Hive City Legacy

Busty Beatz, Lisa Fa'alafi, Yami 'Rowdy' Lovenberg and a league of Extraordinary Femmes
Roundhouse in association with Briefs Factory
Roundhouse

Hive City Legacy Credit: Helen Murray
Hive City Legacy Credit: Helen Murray
Hive City Legacy Credit: Helen Murray

The Femmes of Colour are on the march. They make a stunning entrance not long into the show. Before that moment, Hive City Legacy looked like being a dreamlike affair.

An innocent looking young woman had opened the performance by climbing from behind the scenery, as if entering an unfamiliar world. Lifting the lid of a box, she quickly shuts it when it releases loud, wild singing. She is for a while intrigued by a circle of light that moves about the stage.

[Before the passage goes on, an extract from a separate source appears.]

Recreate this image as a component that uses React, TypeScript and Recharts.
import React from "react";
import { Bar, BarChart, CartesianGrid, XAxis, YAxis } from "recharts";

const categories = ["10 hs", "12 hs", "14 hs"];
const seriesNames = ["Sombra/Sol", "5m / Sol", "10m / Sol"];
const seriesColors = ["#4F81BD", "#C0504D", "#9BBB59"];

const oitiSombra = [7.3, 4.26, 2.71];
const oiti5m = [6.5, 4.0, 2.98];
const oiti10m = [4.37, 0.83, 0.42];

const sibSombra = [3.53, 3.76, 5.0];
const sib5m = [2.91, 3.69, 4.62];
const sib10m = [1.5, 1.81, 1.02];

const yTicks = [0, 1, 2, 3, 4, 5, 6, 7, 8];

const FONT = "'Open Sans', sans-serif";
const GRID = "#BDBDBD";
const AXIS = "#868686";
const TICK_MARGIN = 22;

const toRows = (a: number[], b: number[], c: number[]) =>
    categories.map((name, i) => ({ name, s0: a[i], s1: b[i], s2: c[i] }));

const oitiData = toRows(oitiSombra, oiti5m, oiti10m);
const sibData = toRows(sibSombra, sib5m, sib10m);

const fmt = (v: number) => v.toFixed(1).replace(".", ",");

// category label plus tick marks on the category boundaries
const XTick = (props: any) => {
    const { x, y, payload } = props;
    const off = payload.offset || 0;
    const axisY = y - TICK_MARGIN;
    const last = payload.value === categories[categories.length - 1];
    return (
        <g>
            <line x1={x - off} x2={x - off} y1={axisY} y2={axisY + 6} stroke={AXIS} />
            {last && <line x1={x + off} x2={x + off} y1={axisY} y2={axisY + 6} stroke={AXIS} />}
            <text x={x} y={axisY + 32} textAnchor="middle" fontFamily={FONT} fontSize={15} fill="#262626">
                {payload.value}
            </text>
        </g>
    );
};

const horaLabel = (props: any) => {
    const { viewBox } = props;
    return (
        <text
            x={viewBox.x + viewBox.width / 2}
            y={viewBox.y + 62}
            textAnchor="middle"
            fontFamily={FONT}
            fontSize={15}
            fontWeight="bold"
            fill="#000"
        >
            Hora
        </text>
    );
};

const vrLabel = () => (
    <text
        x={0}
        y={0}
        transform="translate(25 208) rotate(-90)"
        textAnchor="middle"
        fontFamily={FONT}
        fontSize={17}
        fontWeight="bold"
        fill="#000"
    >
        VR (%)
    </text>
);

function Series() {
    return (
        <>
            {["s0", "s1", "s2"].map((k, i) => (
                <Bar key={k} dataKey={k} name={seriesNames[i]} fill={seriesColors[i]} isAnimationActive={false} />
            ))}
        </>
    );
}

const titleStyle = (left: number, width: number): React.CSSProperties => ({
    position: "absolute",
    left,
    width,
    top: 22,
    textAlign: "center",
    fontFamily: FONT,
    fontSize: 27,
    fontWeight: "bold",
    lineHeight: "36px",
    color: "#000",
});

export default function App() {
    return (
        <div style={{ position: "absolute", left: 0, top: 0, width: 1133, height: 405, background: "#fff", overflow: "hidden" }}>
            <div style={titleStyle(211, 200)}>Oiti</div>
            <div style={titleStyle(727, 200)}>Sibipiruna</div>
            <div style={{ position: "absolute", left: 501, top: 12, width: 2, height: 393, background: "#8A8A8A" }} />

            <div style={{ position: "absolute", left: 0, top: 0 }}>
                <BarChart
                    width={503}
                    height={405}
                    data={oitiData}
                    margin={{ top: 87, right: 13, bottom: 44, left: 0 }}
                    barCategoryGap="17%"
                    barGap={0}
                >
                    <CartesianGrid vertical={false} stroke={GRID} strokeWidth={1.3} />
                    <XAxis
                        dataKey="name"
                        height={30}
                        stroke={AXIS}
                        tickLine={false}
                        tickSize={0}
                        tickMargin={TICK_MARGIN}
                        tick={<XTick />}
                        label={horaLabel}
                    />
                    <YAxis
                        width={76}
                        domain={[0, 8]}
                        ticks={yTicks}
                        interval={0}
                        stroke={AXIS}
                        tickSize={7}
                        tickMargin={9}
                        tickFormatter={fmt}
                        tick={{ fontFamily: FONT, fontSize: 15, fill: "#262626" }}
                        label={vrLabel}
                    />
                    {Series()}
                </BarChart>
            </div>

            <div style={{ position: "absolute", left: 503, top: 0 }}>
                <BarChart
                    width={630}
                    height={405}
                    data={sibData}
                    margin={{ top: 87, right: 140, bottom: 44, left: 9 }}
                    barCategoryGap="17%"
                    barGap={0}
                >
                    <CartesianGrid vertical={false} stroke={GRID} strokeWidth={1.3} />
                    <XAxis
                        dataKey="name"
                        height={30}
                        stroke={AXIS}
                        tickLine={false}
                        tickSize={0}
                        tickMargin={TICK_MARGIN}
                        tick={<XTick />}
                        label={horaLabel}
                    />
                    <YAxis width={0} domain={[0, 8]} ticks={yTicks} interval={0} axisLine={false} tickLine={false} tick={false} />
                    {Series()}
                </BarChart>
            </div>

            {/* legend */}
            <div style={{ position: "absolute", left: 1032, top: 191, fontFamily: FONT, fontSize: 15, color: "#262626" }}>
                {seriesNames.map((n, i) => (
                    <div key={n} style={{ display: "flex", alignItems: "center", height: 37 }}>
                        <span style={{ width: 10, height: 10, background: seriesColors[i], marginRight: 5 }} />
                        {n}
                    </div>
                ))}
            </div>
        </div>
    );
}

Suddenly, there is the sound of marching and across the stage, in ranks carrying shields, arrive the Femmes of Colour singing, the movements they make finishing with fists clenched in the air. On their shields are the words “Pollinate, Activate, Liberate”.

It is an exciting start to this visually striking dance-led show, performed to such music as rap and soul. But these femmes are not just impressive dancers and acrobats. They have something to say about living as women of colour in the UK.

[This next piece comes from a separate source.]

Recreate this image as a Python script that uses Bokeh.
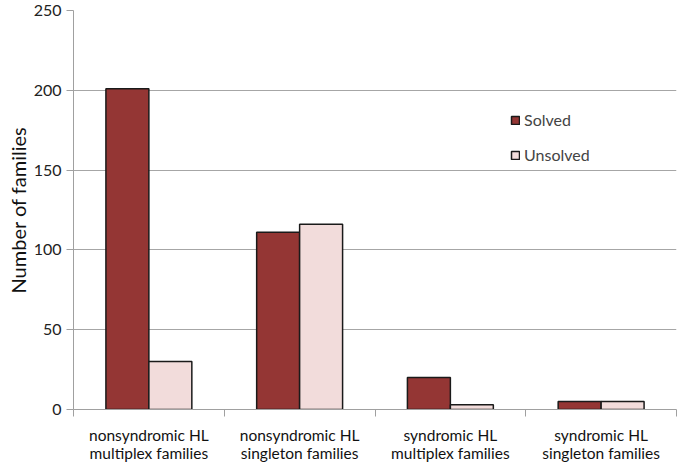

We hear from them very different childhood stories. One talks about her journey by boat. Another speaks about growing up locally and spending time reading in Kentish Town library.

Yet, all have at times experienced thoughtless negative reactions to the colour of their skin. There is a spoken word account of a white male’s disturbing stare on a tube train and the stupidity of a supposed joke at a party from someone asking, “is that your hair... or did it get electrocuted?”

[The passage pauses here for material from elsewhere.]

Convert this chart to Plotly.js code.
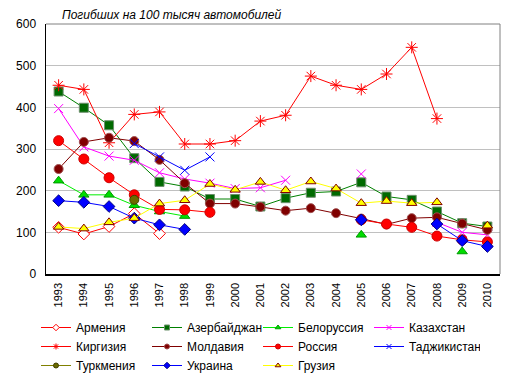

The innocent who began the show pulls an English flag from a box and finds it stretches the width of the stage and seems to have no end.

The show has an often surreal quality and a playful satiric edge. Its accompanying music helps shape an upbeat mood that continues even beyond the end of the performance when everyone is invited to join the Femmes of Colour dancing on the stage.